For the past fifteen years, Ferrara’s work has continued to earn praise from critics while receiving less and less exposure. Ironically, King Of New York may well be his most mainstream offering – but at the time of its original release his main claims to fame were as the director and star of infamous shocker The Driller Killer (1979), director of grindhouse rape/revenge thriller Ms. 45 (1981) and, the year prior to King Of New York, as the man who drove then hot property Kelly McGillis to quit acting after directing her in the Elmore Leonard adaptation Cat Chaser. Little wonder that critics at the New York Film Festival premiere failed to note the movie’s qualities in favour of baulking at its bleak depiction of the city’s underbelly, at a time when the place was desperately trying to rehabilitate itself in the eyes of the world.

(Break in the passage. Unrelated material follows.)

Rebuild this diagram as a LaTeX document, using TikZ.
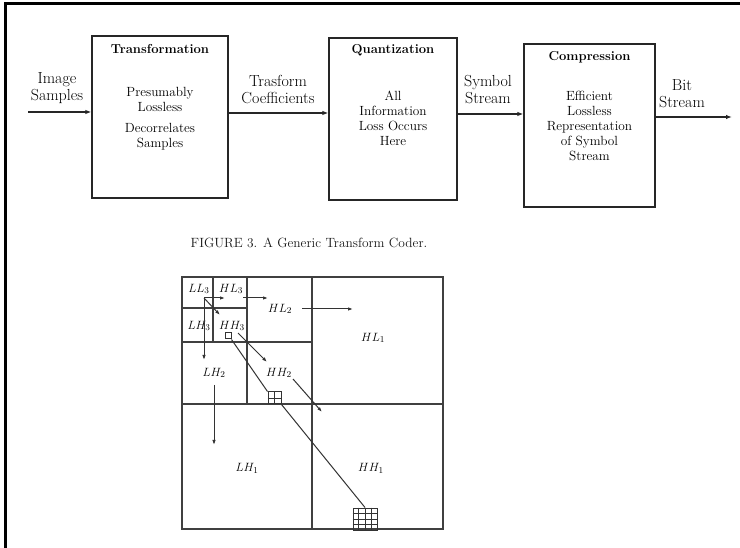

Walken, at his intense and enigmatic best, was born to play Frank White: a complex blend of cold killer, politician, criminal mastermind and philanthropist. After being released from prison he effortlessly navigates the New York landscape, whether at the top or the bottom of the social mountain, in a bid to establish himself as the city’s major player. He’s pitted against the old schools of organised criminals and, fatefully, a jaded police department prepared to use highly questionable methods themselves in their pursuit of White.
Although undoubtedly the star of the piece, Walken is supported by a raft of quality character actors, many either re-establishing themselves as high profile players (Larry Fishburne) or attempting to step up from TV success (David Caruso). The cast also includes Steve Buscemi and Wesley Snipes, the latter less than a year before his breakthrough role as Nino Brown in the decidedly inferior yet considerably more successful OG flick New Jack City. The crucial counterpoint to Frank White is provided by Ferrara favourite Victor Argo as the ashen, angina-stricken police captain Roy Bishop, who has to contend not only with White’s insouciance in the face of the law and apparent untouchability, but also with the youthful exuberance and petulance of his own men.
King Of New York is saturated with everything but the smells of New York circa 1990. The film wields a smart authenticity seldom seen in its ilk since the ’70s works of William Friedkin, Martin Scorsese and Sidney Lumet. The combination of Ferrara’s stark location shooting and screenwriter Nicholas St John’s tawdry picture of the crime world and its relationship with a city’s political movers and shakers forms a brilliantly cohesive narrative, encompassing themes that would be echoed and expanded upon more than a decade later in TV shows The Shield and The Wire.
Admittedly Pookie’s crack scene is a winner, but the fact that New Jack City overshadowed King Of New York is enough to make one’s shit itch. However, the years have been very kind to Abel Ferrara and Christopher Walken’s career-defining film. It is now widely acknowledged as one of the best hard-edged crime thrillers of the past thirty years, certainly since the golden age of the 1970s.
A Dual Format Edition of King Of New York is out today through Arrow Video.